** BEGIN Raw data **

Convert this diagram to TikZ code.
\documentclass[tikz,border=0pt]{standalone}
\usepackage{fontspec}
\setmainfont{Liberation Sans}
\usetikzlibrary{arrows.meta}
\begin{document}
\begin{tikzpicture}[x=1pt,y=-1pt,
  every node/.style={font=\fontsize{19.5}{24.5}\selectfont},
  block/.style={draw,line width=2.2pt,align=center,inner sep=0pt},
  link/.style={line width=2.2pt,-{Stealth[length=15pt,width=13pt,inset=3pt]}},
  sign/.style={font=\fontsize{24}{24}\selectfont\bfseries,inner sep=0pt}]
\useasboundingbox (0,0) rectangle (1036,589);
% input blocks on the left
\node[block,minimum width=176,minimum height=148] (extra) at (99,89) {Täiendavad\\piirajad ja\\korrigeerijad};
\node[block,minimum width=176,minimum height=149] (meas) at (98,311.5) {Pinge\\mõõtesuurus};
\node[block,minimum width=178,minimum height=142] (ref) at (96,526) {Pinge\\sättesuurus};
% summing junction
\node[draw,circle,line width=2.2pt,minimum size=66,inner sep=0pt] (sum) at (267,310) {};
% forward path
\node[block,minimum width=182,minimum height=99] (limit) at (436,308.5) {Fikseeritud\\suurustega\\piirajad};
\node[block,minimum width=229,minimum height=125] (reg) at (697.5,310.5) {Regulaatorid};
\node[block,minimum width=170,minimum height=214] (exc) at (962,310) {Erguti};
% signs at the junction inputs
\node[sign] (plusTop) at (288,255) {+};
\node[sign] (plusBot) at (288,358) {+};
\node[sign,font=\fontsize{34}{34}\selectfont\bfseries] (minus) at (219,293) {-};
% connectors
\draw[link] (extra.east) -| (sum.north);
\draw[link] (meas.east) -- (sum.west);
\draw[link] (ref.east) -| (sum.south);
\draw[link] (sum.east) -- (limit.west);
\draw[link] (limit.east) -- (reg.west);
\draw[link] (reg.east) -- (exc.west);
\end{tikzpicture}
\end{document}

** END Raw data **

#### Task instructions:
Output the complete data exactly as written.

#### Complete output:
Convert this diagram to TikZ code.
\documentclass[tikz,border=0pt]{standalone}
\usepackage{fontspec}
\setmainfont{Liberation Sans}
\usetikzlibrary{arrows.meta}
\begin{document}
\begin{tikzpicture}[x=1pt,y=-1pt,
  every node/.style={font=\fontsize{19.5}{24.5}\selectfont},
  block/.style={draw,line width=2.2pt,align=center,inner sep=0pt},
  link/.style={line width=2.2pt,-{Stealth[length=15pt,width=13pt,inset=3pt]}},
  sign/.style={font=\fontsize{24}{24}\selectfont\bfseries,inner sep=0pt}]
\useasboundingbox (0,0) rectangle (1036,589);
% input blocks on the left
\node[block,minimum width=176,minimum height=148] (extra) at (99,89) {Täiendavad\\piirajad ja\\korrigeerijad};
\node[block,minimum width=176,minimum height=149] (meas) at (98,311.5) {Pinge\\mõõtesuurus};
\node[block,minimum width=178,minimum height=142] (ref) at (96,526) {Pinge\\sättesuurus};
% summing junction
\node[draw,circle,line width=2.2pt,minimum size=66,inner sep=0pt] (sum) at (267,310) {};
% forward path
\node[block,minimum width=182,minimum height=99] (limit) at (436,308.5) {Fikseeritud\\suurustega\\piirajad};
\node[block,minimum width=229,minimum height=125] (reg) at (697.5,310.5) {Regulaatorid};
\node[block,minimum width=170,minimum height=214] (exc) at (962,310) {Erguti};
% signs at the junction inputs
\node[sign] (plusTop) at (288,255) {+};
\node[sign] (plusBot) at (288,358) {+};
\node[sign,font=\fontsize{34}{34}\selectfont\bfseries] (minus) at (219,293) {-};
% connectors
\draw[link] (extra.east) -| (sum.north);
\draw[link] (meas.east) -- (sum.west);
\draw[link] (ref.east) -| (sum.south);
\draw[link] (sum.east) -- (limit.west);
\draw[link] (limit.east) -- (reg.west);
\draw[link] (reg.east) -- (exc.west);
\end{tikzpicture}
\end{document}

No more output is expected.